Um Hassan, from Jabal Natheef in Amman, said she heard of the initiative from women in the community and decided to enrol in the programme to improve her financial status.
“I cannot leave the house because I need to be around my children, so this project was perfect for me because it also helped me engage with something useful rather than sitting at home doing nothing,” the 35-year-old mother of three told The Jordan Times.
Senior manager at Anamill, Sana Abdeen, told The Jordan Times that there are a large percentage of women from low-income families who are keen to learn new skills and at the same time improve their financial situation.
But due to “cultural considerations and circumstances many women are unable to leave their houses to take part in workshops and practical training”.
“This situation motivated us to think of a way to use our technical and artistic abilities in order to help these ladies generate a steady income without having to leave their homes and families,” Abdeen explained.
Kholud Hirbawi, 45, who lost her husband almost six years ago and has five children to take care of, was another woman who was benefitting from the project.
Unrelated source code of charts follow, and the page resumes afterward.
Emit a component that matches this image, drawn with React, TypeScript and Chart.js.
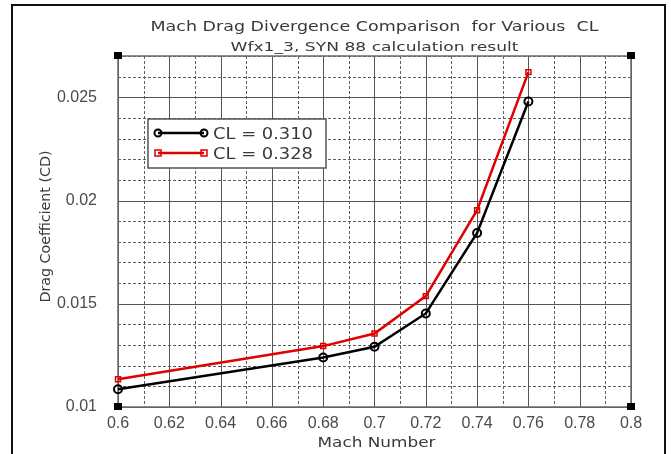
import React, { useEffect, useRef } from 'react';
import { Chart, registerables } from 'chart.js';

Chart.register(...registerables);

const machNumbers = [0.6, 0.68, 0.7, 0.72, 0.74, 0.76];
const cdCL310 = [0.01086, 0.0124, 0.01292, 0.01453, 0.01843, 0.0248];
const cdCL328 = [0.01134, 0.01295, 0.01356, 0.01537, 0.01953, 0.02622];
const seriesLabels = ['CL = 0.310', 'CL = 0.328'];
const titleText = 'Mach Drag Divergence Comparison  for Various  CL';
const subtitleText = 'Wfx1_3, SYN 88 calculation result';
const xTitle = 'Mach Number';
const yTitle = 'Drag Coefficient (CD)';
const xMin = 0.6;
const xMax = 0.8;
const yMin = 0.01;
const yMax = 0.027;

function stretchText(ctx: CanvasRenderingContext2D, text: string, x: number, y: number, target: number, rotate = 0) {
  const w = ctx.measureText(text).width;
  const s = target / w;
  ctx.save();
  ctx.translate(x, y);
  if (rotate) ctx.rotate(rotate);
  ctx.scale(s, 1);
  ctx.textAlign = 'center';
  ctx.textBaseline = 'alphabetic';
  ctx.fillText(text, 0, 0);
  ctx.restore();
}

const decorPlugin = {
  id: 'decor',
  beforeDraw(chart: any) {
    const ctx = chart.ctx as CanvasRenderingContext2D;
    ctx.save();
    ctx.fillStyle = '#ffffff';
    ctx.fillRect(0, 0, chart.width, chart.height);
    ctx.strokeStyle = '#111111';
    ctx.lineWidth = 2;
    ctx.strokeRect(12, 5, 653, 470);
    ctx.restore();
  },
  beforeDatasetsDraw(chart: any) {
    const ctx = chart.ctx as CanvasRenderingContext2D;
    const { left, right, top, bottom } = chart.chartArea;
    const xs = chart.scales.x;
    const ys = chart.scales.y;
    ctx.save();
    ctx.lineWidth = 1;
    xs.ticks.forEach((t: any) => {
      const px = Math.round(xs.getPixelForValue(t.value)) + 0.5;
      const major = Math.round(t.value * 100) % 2 === 0;
      ctx.strokeStyle = major ? '#555555' : '#5e5e5e';
      ctx.setLineDash(major ? [] : [3, 2]);
      ctx.beginPath();
      ctx.moveTo(px, top);
      ctx.lineTo(px, bottom);
      ctx.stroke();
    });
    ys.ticks.forEach((t: any) => {
      const py = Math.round(ys.getPixelForValue(t.value)) + 0.5;
      const major = Math.round(t.value * 1000) % 5 === 0;
      ctx.strokeStyle = major ? '#555555' : '#5e5e5e';
      ctx.setLineDash(major ? [] : [3, 2]);
      ctx.beginPath();
      ctx.moveTo(left, py);
      ctx.lineTo(right, py);
      ctx.stroke();
    });
    ctx.setLineDash([]);
    ctx.strokeStyle = '#6a6a6a';
    ctx.lineWidth = 1.5;
    ctx.strokeRect(left, top, right - left, bottom - top);

    // titles
    ctx.fillStyle = '#3a3a3a';
    const cx = (left + right) / 2;
    ctx.font = '14px "DejaVu Sans"';
    stretchText(ctx, titleText, cx, 31, 448);
    ctx.font = '13px "DejaVu Sans"';
    stretchText(ctx, subtitleText, cx, 51, 288);
    ctx.font = '14px "DejaVu Sans"';
    stretchText(ctx, xTitle, cx + 2, 447, 118);
    ctx.font = '14px "DejaVu Sans"';
    stretchText(ctx, yTitle, 50, (top + bottom) / 2 - 5, 152, -Math.PI / 2);
    ctx.restore();
  },
  afterDatasetsDraw(chart: any) {
    const ctx = chart.ctx as CanvasRenderingContext2D;
    const { left, right, top, bottom } = chart.chartArea;
    ctx.save();
    // corner markers
    ctx.fillStyle = '#000000';
    [[left, top], [right, top], [left, bottom], [right, bottom]].forEach(([x, y]) => {
      ctx.fillRect(x - 4, y - 4, 8, 7);
    });
    // legend box
    const lx = left + 30;
    const ly = top + 63;
    const lw = 178;
    const lh = 49;
    ctx.fillStyle = '#ffffff';
    ctx.fillRect(lx, ly, lw, lh);
    ctx.strokeStyle = '#555555';
    ctx.lineWidth = 1.5;
    ctx.strokeRect(lx, ly, lw, lh);
    chart.data.datasets.forEach((ds: any, i: number) => {
      const y = ly + 14 + i * 20;
      const x1 = lx + 10;
      const x2 = lx + 56;
      ctx.strokeStyle = ds.borderColor;
      ctx.lineWidth = 2.5;
      ctx.beginPath();
      ctx.moveTo(x1, y);
      ctx.lineTo(x2, y);
      ctx.stroke();
      ctx.lineWidth = ds.pointBorderWidth;
      [x1, x2].forEach((px) => {
        ctx.beginPath();
        if (ds.pointStyle === 'rect') {
          ctx.rect(px - 3, y - 3, 6, 6);
        } else {
          ctx.arc(px, y, 3.5, 0, Math.PI * 2);
        }
        ctx.stroke();
      });
      ctx.fillStyle = '#3a3a3a';
      ctx.font = '16px "DejaVu Sans"';
      const tw = ctx.measureText(ds.label).width;
      ctx.save();
      ctx.translate(lx + 65, y + 6);
      ctx.scale(100 / tw, 1);
      ctx.textAlign = 'left';
      ctx.fillText(ds.label, 0, 0);
      ctx.restore();
    });
    ctx.restore();
  },
};

export default function App() {
  const ref = useRef<HTMLCanvasElement>(null);
  useEffect(() => {
    if (!ref.current) return;
    const chart = new Chart(ref.current, {
      type: 'line',
      data: {
        datasets: [
          {
            label: seriesLabels[0],
            data: machNumbers.map((x, i) => ({ x, y: cdCL310[i] })),
            borderColor: '#000000',
            backgroundColor: 'transparent',
            borderWidth: 2.5,
            pointStyle: 'circle',
            pointRadius: 4,
            pointBorderWidth: 2,
            pointBackgroundColor: 'transparent',
            pointBorderColor: '#000000',
            clip: false as any,
          },
          {
            label: seriesLabels[1],
            data: machNumbers.map((x, i) => ({ x, y: cdCL328[i] })),
            borderColor: '#e00000',
            backgroundColor: 'transparent',
            borderWidth: 2.5,
            pointStyle: 'rect',
            pointRadius: 3.5,
            pointBorderWidth: 1.5,
            pointBackgroundColor: 'transparent',
            pointBorderColor: '#e00000',
            clip: false as any,
          },
        ],
      },
      options: {
        animation: false,
        responsive: false,
        layout: { padding: { top: 56, right: 40, left: 0, bottom: 0 } },
        plugins: { legend: { display: false }, title: { display: false }, tooltip: { enabled: false } },
        scales: {
          x: {
            type: 'linear',
            min: xMin,
            max: xMax,
            grid: { display: false },
            border: { display: false },
            ticks: {
              stepSize: 0.01,
              maxTicksLimit: 100,
              autoSkip: false,
              maxRotation: 0,
              padding: -1,
              color: '#4a4a4a',
              font: { family: '"Liberation Sans"', size: 16 },
              callback: (v: any) => {
                const k = Math.round(Number(v) * 100);
                return k % 2 === 0 ? String(k / 100) : '';
              },
            },
            afterFit: (s: any) => {
              s.height = 47;
            },
          },
          y: {
            type: 'linear',
            min: yMin,
            max: yMax,
            grid: { display: false },
            border: { display: false },
            ticks: {
              stepSize: 0.001,
              maxTicksLimit: 100,
              autoSkip: false,
              padding: 13,
              color: '#4a4a4a',
              font: { family: '"Liberation Sans"', size: 16 },
              callback: (v: any) => {
                const k = Math.round(Number(v) * 1000);
                return k % 5 === 0 ? String(k / 1000) : '';
              },
            },
            afterFit: (s: any) => {
              s.width = 118;
            },
          },
        },
      },
      plugins: [decorPlugin],
    });
    return () => chart.destroy();
  }, []);
  return (
    <div style={{ position: 'absolute', left: 0, top: 0, width: 671, height: 454 }}>
      <canvas ref={ref} width={671} height={454} style={{ display: 'block' }} />
    </div>
  );
}
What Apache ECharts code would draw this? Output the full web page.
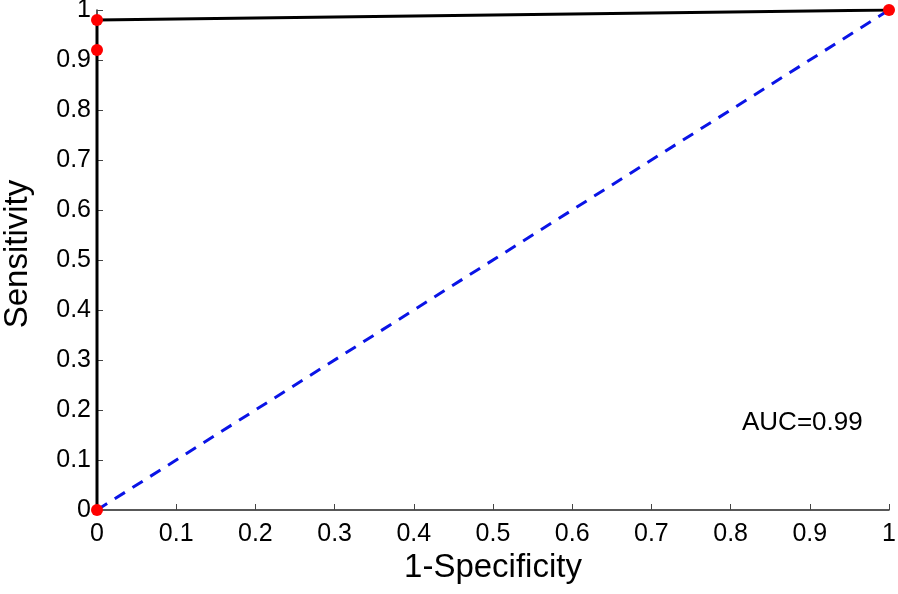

“I learned about this project from an orphanage centre in Jabal Natheef and decided to immediately enrol in the training because I wanted to take advantage of this new and unique opportunity,” Hirbawi told The Jordan Times.
The work of the women, which took almost one year to accomplish, was displayed at the local art gallery Dar Al Anda for free on Tuesday to support the community, the gallery’s founder Majdoline Al Ghazawi said.
“I was contacted by the group of ladies at Anamill and I loved the initiative because it is all about empowering women from underprivileged neighbourhoods,” Al Ghazawi told The Jordan Times.
She added that the women are supporting their families so the great thing is that “they are around their kids at home, and the Anamill ladies go to their houses to collect the weaved newspapers they have worked on”.
“It is also an important initiative since we lack the awareness related to recycling and this project is promoting the concept,” Ghazawi said.
The gallery founder added that she decided to support this project because “I believe that arts and culture should serve the community and this is what I was aiming for since the beginning of the gallery 20 years ago”.
Abdeen concluded by saying she is hopeful that “people will support us by buying the displayed products because by doing so they are supporting these 50 women and hopefully this will help us reach out to more women who are in need in our society”.
The products will be displayed at the Dar Al Anda gallery until November 19, according to Abdeen.